◆ **Data**:
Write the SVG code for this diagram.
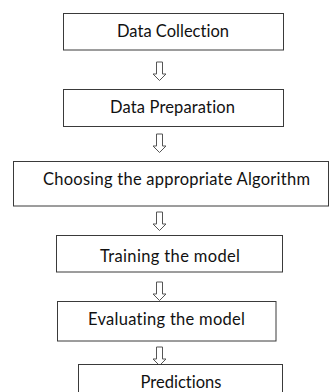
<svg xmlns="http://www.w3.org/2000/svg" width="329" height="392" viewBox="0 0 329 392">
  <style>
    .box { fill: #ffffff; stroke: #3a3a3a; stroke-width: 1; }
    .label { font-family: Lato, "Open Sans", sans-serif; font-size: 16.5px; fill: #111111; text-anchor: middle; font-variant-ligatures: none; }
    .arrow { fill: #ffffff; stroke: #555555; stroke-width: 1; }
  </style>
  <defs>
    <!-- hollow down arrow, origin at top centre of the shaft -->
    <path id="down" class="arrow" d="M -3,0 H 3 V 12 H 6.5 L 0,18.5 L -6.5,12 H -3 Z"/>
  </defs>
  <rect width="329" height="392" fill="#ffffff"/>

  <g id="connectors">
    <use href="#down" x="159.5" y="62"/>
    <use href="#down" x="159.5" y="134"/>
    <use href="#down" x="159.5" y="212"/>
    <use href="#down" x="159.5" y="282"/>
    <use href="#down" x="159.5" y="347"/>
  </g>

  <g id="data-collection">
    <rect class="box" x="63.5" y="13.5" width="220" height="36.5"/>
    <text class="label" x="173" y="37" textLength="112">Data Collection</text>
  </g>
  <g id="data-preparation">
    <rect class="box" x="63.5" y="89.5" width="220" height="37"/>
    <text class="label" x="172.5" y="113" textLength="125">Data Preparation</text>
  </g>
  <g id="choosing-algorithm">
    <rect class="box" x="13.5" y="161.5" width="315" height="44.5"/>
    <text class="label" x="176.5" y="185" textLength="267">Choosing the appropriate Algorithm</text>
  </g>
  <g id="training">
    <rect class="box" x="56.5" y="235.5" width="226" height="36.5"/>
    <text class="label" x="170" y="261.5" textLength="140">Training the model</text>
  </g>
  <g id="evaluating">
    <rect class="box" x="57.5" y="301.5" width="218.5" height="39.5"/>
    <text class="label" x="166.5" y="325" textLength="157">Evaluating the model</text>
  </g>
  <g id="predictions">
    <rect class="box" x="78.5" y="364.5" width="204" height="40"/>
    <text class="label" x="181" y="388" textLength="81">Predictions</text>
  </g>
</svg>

◆ **What the task requires**: Could you repeat all of the material exactly? Pictures should not be copied.

◆ **Answer to the problem**:
Write the SVG code for this diagram.
<svg xmlns="http://www.w3.org/2000/svg" width="329" height="392" viewBox="0 0 329 392">
  <style>
    .box { fill: #ffffff; stroke: #3a3a3a; stroke-width: 1; }
    .label { font-family: Lato, "Open Sans", sans-serif; font-size: 16.5px; fill: #111111; text-anchor: middle; font-variant-ligatures: none; }
    .arrow { fill: #ffffff; stroke: #555555; stroke-width: 1; }
  </style>
  <defs>
    <!-- hollow down arrow, origin at top centre of the shaft -->
    <path id="down" class="arrow" d="M -3,0 H 3 V 12 H 6.5 L 0,18.5 L -6.5,12 H -3 Z"/>
  </defs>
  <rect width="329" height="392" fill="#ffffff"/>

  <g id="connectors">
    <use href="#down" x="159.5" y="62"/>
    <use href="#down" x="159.5" y="134"/>
    <use href="#down" x="159.5" y="212"/>
    <use href="#down" x="159.5" y="282"/>
    <use href="#down" x="159.5" y="347"/>
  </g>

  <g id="data-collection">
    <rect class="box" x="63.5" y="13.5" width="220" height="36.5"/>
    <text class="label" x="173" y="37" textLength="112">Data Collection</text>
  </g>
  <g id="data-preparation">
    <rect class="box" x="63.5" y="89.5" width="220" height="37"/>
    <text class="label" x="172.5" y="113" textLength="125">Data Preparation</text>
  </g>
  <g id="choosing-algorithm">
    <rect class="box" x="13.5" y="161.5" width="315" height="44.5"/>
    <text class="label" x="176.5" y="185" textLength="267">Choosing the appropriate Algorithm</text>
  </g>
  <g id="training">
    <rect class="box" x="56.5" y="235.5" width="226" height="36.5"/>
    <text class="label" x="170" y="261.5" textLength="140">Training the model</text>
  </g>
  <g id="evaluating">
    <rect class="box" x="57.5" y="301.5" width="218.5" height="39.5"/>
    <text class="label" x="166.5" y="325" textLength="157">Evaluating the model</text>
  </g>
  <g id="predictions">
    <rect class="box" x="78.5" y="364.5" width="204" height="40"/>
    <text class="label" x="181" y="388" textLength="81">Predictions</text>
  </g>
</svg>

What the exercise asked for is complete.